▶ **Work to complete**
For each line that holds "chart", copy the line out.

── Information given

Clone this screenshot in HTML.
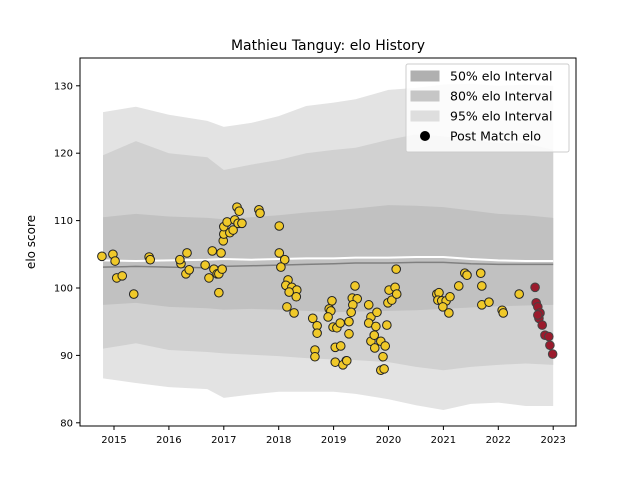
<!DOCTYPE html>
<html><head><meta charset="utf-8"><style>
body{margin:0;background:#fff;}
svg text{font-family:"DejaVu Sans","Liberation Sans",sans-serif;}
</style></head><body>
<svg id="chart" width="640" height="480" viewBox="0 0 640 480">
<rect x="0" y="0" width="640" height="480" fill="#fff"/>
<text x="328" y="50" text-anchor="middle" font-size="14" fill="#000">Mathieu Tanguy: elo History</text>
<g id="plot"></g>
</svg>
<script>
const bandYears = [2014.8,2015.4,2016.0,2016.7,2017.0,2017.5,2018.0,2018.5,2019.0,2019.4,2020.0,2020.5,2021.0,2021.5,2022.0,2022.5,2023.0];
const up95 = [126.1,126.9,125.7,124.8,123.9,124.5,125.5,127.0,127.5,128.0,129.4,129.7,130.2,130.3,130.0,130.2,130.0];
const up80 = [119.7,121.8,120.0,119.4,117.5,118.3,119.0,120.0,120.5,120.8,122.0,122.8,122.5,122.0,121.5,121.5,120.5];
const up50 = [110.5,111.0,110.6,110.4,110.2,110.5,110.8,111.2,111.5,111.8,112.3,112.2,112.0,111.5,111.0,110.8,110.4];
const lo50 = [97.5,97.8,97.2,97.0,96.8,96.9,96.8,96.6,96.4,96.5,96.6,96.7,96.9,97.1,97.3,97.4,97.5];
const lo80 = [91.0,91.8,90.8,90.5,90.3,90.1,89.9,89.6,89.4,89.3,89.0,88.3,87.8,88.3,88.6,88.8,88.6];
const lo95 = [86.6,85.9,85.3,85.0,83.7,84.2,84.6,84.6,84.6,84.3,83.5,82.6,81.9,82.8,83.0,82.5,82.5];
const meanLine = [104.1,104.0,104.1,104.2,104.3,104.2,104.3,104.4,104.4,104.5,104.5,104.6,104.6,104.3,104.1,104.0,104.0];
const medLine = [103.1,103.2,103.1,103.0,103.2,103.3,103.4,103.5,103.6,103.7,103.7,103.8,103.8,103.6,103.5,103.5,103.5];
const matchYears = [2014.78,2014.98,2015.02,2015.05,2015.15,2015.36,2015.64,2015.66,2016.22,2016.20,2016.33,2016.31,2016.37,2016.66,2016.79,2016.73,2016.82,2016.88,2016.91,2016.97,2016.95,2016.91,2016.99,2017.00,2017.00,2017.06,2017.11,2017.17,2017.20,2017.24,2017.28,2017.26,2017.33,2017.64,2017.66,2018.01,2018.01,2018.11,2018.04,2018.17,2018.13,2018.24,2018.33,2018.19,2018.32,2018.15,2018.28,2018.62,2018.70,2018.70,2018.66,2018.66,2020.14,2019.39,2018.97,2018.92,2018.95,2018.90,2019.34,2019.43,2019.35,2018.99,2019.06,2019.12,2019.28,2019.32,2019.28,2019.03,2019.13,2019.23,2019.03,2019.17,2019.24,2019.64,2019.68,2019.79,2019.64,2019.77,2019.68,2019.74,2019.86,2019.75,2019.94,2019.90,2019.86,2019.92,2019.97,2019.99,2020.06,2020.01,2020.12,2020.15,2020.88,2020.92,2020.90,2020.97,2021.05,2020.99,2021.12,2021.10,2021.28,2021.39,2021.43,2021.68,2021.70,2021.70,2021.83,2022.07,2022.09,2022.38];
const matchElo = [104.7,105.0,104.0,101.5,101.8,99.1,104.6,104.2,103.6,104.2,105.2,102.1,102.7,103.4,105.5,101.5,102.8,102.1,102.1,102.8,105.2,99.3,107.0,108.0,109.1,109.8,108.2,108.6,110.1,112.0,111.4,109.6,109.6,111.6,111.1,109.2,105.2,104.2,103.1,101.2,100.4,100.1,99.7,99.4,98.7,97.2,96.3,95.5,94.4,93.3,90.8,89.8,102.8,100.3,98.1,96.9,96.6,95.7,98.5,98.4,97.5,94.2,94.1,94.8,95.0,96.4,93.2,91.2,91.4,89.2,89.0,88.6,89.2,97.5,95.7,96.4,94.8,94.3,92.1,93.0,92.1,91.1,91.4,89.8,87.8,88.0,94.5,97.8,98.2,99.7,100.1,99.1,99.1,99.3,98.2,98.1,98.1,97.2,98.7,96.3,100.3,102.2,101.9,102.2,100.3,97.5,97.9,96.7,96.3,99.1];
const recentYears = [2022.67,2022.69,2022.72,2022.76,2022.74,2022.80,2022.85,2022.92,2022.94,2022.99,2022.72];
const recentElo = [100.1,97.8,97.2,96.3,95.5,94.5,93.0,92.8,91.5,90.2,96.0];
const xTicks = [2015,2016,2017,2018,2019,2020,2021,2022,2023];
const yTicks = [80,90,100,110,120,130];

const L=80,R=576,T=58,B=426;
const X=v=>114+(v-2015)*54.9;
const Y=v=>288-(v-100)*6.74;
const NS='http://www.w3.org/2000/svg';
const g=document.getElementById('plot');
function mk(tag,attrs){const e=document.createElementNS(NS,tag);for(const k in attrs)e.setAttribute(k,attrs[k]);g.appendChild(e);return e;}
function band(up,lo,fill,name){
  let d='M'+bandYears.map((y,i)=>X(y)+','+Y(up[i])).join('L');
  for(let i=bandYears.length-1;i>=0;i--)d+='L'+X(bandYears[i])+','+Y(lo[i]);
  const p=mk('path',{d:d+'Z',fill:fill});
  
  
}
band(up95,lo95,'#e3e3e3','band-95');
band(up80,lo80,'#d1d1d1','band-80');
band(up50,lo50,'#c1c1c1','band-50');
function line(arr,color,w,name){
  const p=mk('polyline',{points:bandYears.map((y,i)=>X(y)+','+Y(arr[i])).join(' '),fill:'none',stroke:color,'stroke-width':w});
  
  
}
line(medLine,'#808080',1.5,'median-line');
line(meanLine,'#ffffff',2,'mean-line');
matchYears.forEach((yr,i)=>{
  const c=mk('circle',{cx:X(yr),cy:Y(matchElo[i]),r:4.3,fill:'#f0c929',stroke:'#222','stroke-width':1});
  
  
});
recentYears.forEach((yr,i)=>{
  const c=mk('circle',{cx:X(yr),cy:Y(recentElo[i]),r:4.3,fill:'#9b1b2d',stroke:'#444','stroke-width':1});
  
  
});
const frame=mk('rect',{x:L,y:T,width:R-L,height:B-T,fill:'none',stroke:'#000','stroke-width':1});


xTicks.forEach(t=>{
  const x=X(t);
  mk('line',{x1:x,y1:B,x2:x,y2:B+4,stroke:'#000'});
  const tx=mk('text',{x:x,y:B+17,'text-anchor':'middle','font-size':10});
  tx.textContent=t;
  
  
});
yTicks.forEach(t=>{
  const y=Y(t);
  mk('line',{x1:L-4,y1:y,x2:L,y2:y,stroke:'#000'});
  const tx=mk('text',{x:L-7,y:y+3.5,'text-anchor':'end','font-size':10});
  tx.textContent=t;
  
  
});
const yl=mk('text',{x:35,y:242,'text-anchor':'middle','font-size':12,transform:'rotate(-90 35 242)'});
yl.textContent='elo score';


// legend
const lg=mk('rect',{x:406,y:64,width:163,height:88,rx:2,fill:'#fff','fill-opacity':0.85,stroke:'#ccc'});


const entries=[['50% elo Interval','#b0b0b0'],['80% elo Interval','#c6c6c6'],['95% elo Interval','#dedede'],['Post Match elo',null]];
entries.forEach((e,i)=>{
  const y=76+i*20;
  if(e[1]){mk('rect',{x:411,y:y-5,width:28,height:10,fill:e[1],stroke:e[1]});}
  else{mk('circle',{cx:425,cy:y,r:5,fill:'#000'});}
  const tx=mk('text',{x:450,y:y+4.5,'font-size':12.5});
  tx.textContent=e[0];
  
  
});
</script>
</body></html>
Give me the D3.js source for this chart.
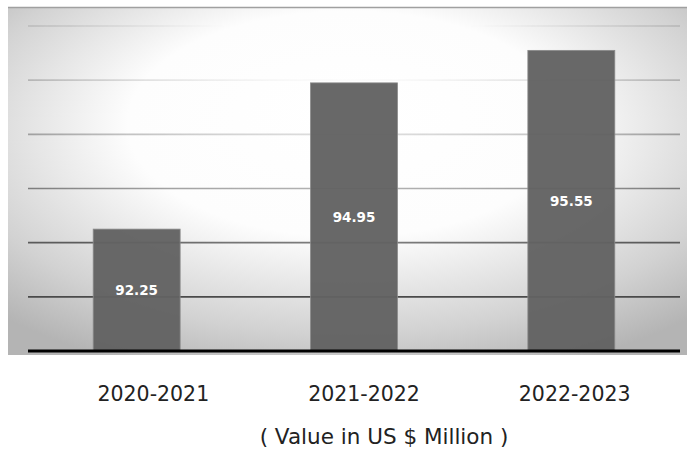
<!DOCTYPE html>
<html>
<head>
<meta charset="utf-8">
<script src="https://cdn.jsdelivr.net/npm/d3@7/dist/d3.min.js"></script>
<style>
  html, body { margin: 0; padding: 0; background: #fff; }
  svg { display: block; }
</style>
</head>
<body>
<script>
// Market value by fiscal year
const categories = ["2020-2021", "2021-2022", "2022-2023"];
const values = [92.25, 94.95, 95.55];
const gridTicks = [91, 92, 93, 94, 95, 96];
const subtitle = "( Value in US $ Million )";

const W = 689, H = 449;
const plot = { left: 28, right: 680, top: 26, bottom: 351 };

const svg = d3.select("body").append("svg")
  .attr("width", W).attr("height", H);

const defs = svg.append("defs");

// soft radial backdrop: white centre fading to grey edges
const bg = defs.append("radialGradient").attr("id", "bgGrad")
  .attr("cx", 0.5).attr("cy", 0.38).attr("r", 0.72)
  .attr("fx", 0.5).attr("fy", 0.3);
bg.append("stop").attr("offset", 0).attr("stop-color", "#ffffff");
bg.append("stop").attr("offset", 0.45).attr("stop-color", "#fdfdfd");
bg.append("stop").attr("offset", 0.8).attr("stop-color", "#d2d2d2");
bg.append("stop").attr("offset", 1).attr("stop-color", "#b4b4b4");

// gridlines fade out towards the bright upper centre
const fade = defs.append("radialGradient").attr("id", "fadeGrad")
  .attr("cx", 0.5).attr("cy", 0.0).attr("r", 0.85);
fade.append("stop").attr("offset", 0).attr("stop-color", "#000");
fade.append("stop").attr("offset", 0.22).attr("stop-color", "#000");
fade.append("stop").attr("offset", 0.92).attr("stop-color", "#fff");
const mask = defs.append("mask").attr("id", "gridMask")
  .attr("maskUnits", "userSpaceOnUse")
  .attr("x", 0).attr("y", 0).attr("width", W).attr("height", H);
mask.append("rect").attr("x", 8).attr("y", 7).attr("width", 679).attr("height", 348)
  .attr("fill", "url(#fadeGrad)");

svg.append("rect")
  .attr("x", 8).attr("y", 7).attr("width", 679).attr("height", 348)
  .attr("fill", "url(#bgGrad)");
svg.append("line")
  .attr("x1", 8).attr("x2", 687).attr("y1", 7.5).attr("y2", 7.5)
  .attr("stroke", "#a0a0a0").attr("stroke-width", 1.5);

const x = d3.scaleBand()
  .domain(categories)
  .range([plot.left, plot.right])
  .paddingInner(0.6).paddingOuter(0.3);

const y = d3.scaleLinear()
  .domain([90, 96])
  .range([plot.bottom, plot.top]);

// upper gridlines are drawn lighter
const gridAlpha = d3.scaleLinear().domain([91, 96]).range([1, 0.4]);

// horizontal gridlines
svg.append("g").attr("mask", "url(#gridMask)")
  .selectAll("line").data(gridTicks).join("line")
  .attr("x1", plot.left).attr("x2", plot.right)
  .attr("y1", d => y(d)).attr("y2", d => y(d))
  .attr("stroke", "#4a4a4a").attr("stroke-width", 1.6)
  .attr("stroke-opacity", d => gridAlpha(d));

// bars
svg.append("g").selectAll("rect").data(values).join("rect")
  .attr("x", (d, i) => x(categories[i]))
  .attr("y", d => y(d))
  .attr("width", x.bandwidth())
  .attr("height", d => y(90) - y(d))
  .attr("fill", "#626262").attr("fill-opacity", 0.96)
  .attr("stroke", "#8a8a8a").attr("stroke-width", 0.8);

// value labels centred in bars
svg.append("g").selectAll("text").data(values).join("text")
  .attr("x", (d, i) => x(categories[i]) + x.bandwidth() / 2)
  .attr("y", d => (y(d) + y(90)) / 2)
  .attr("dy", "0.36em")
  .attr("text-anchor", "middle")
  .attr("font-family", "'DejaVu Sans', Verdana, sans-serif")
  .attr("font-weight", "bold")
  .attr("font-size", 13.5)
  .attr("fill", "#ffffff")
  .text(d => d.toFixed(2));

// baseline
svg.append("line")
  .attr("x1", plot.left).attr("x2", plot.right)
  .attr("y1", plot.bottom).attr("y2", plot.bottom)
  .attr("stroke", "#000").attr("stroke-width", 3);

// category axis
const xLabels = d3.scaleBand().domain(categories).range([48, 680]);
const axis = svg.append("g")
  .attr("transform", `translate(0, 375)`)
  .call(d3.axisBottom(xLabels).tickSize(0).tickPadding(0));
axis.select(".domain").remove();
axis.selectAll("text")
  .attr("font-family", "'DejaVu Sans', Verdana, sans-serif")
  .attr("font-size", 20.5)
  .attr("fill", "#222")
  .attr("dy", "1.25em");

svg.append("text")
  .attr("x", 384).attr("y", 444)
  .attr("text-anchor", "middle")
  .attr("font-family", "'DejaVu Sans', Verdana, sans-serif")
  .attr("font-size", 21.5)
  .attr("fill", "#222")
  .text(subtitle);
</script>
</body>
</html>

────

▶ **Output below**
<svg id="chart" width="640" height="480" viewBox="0 0 640 480">
Give me the D3.js source for this chart.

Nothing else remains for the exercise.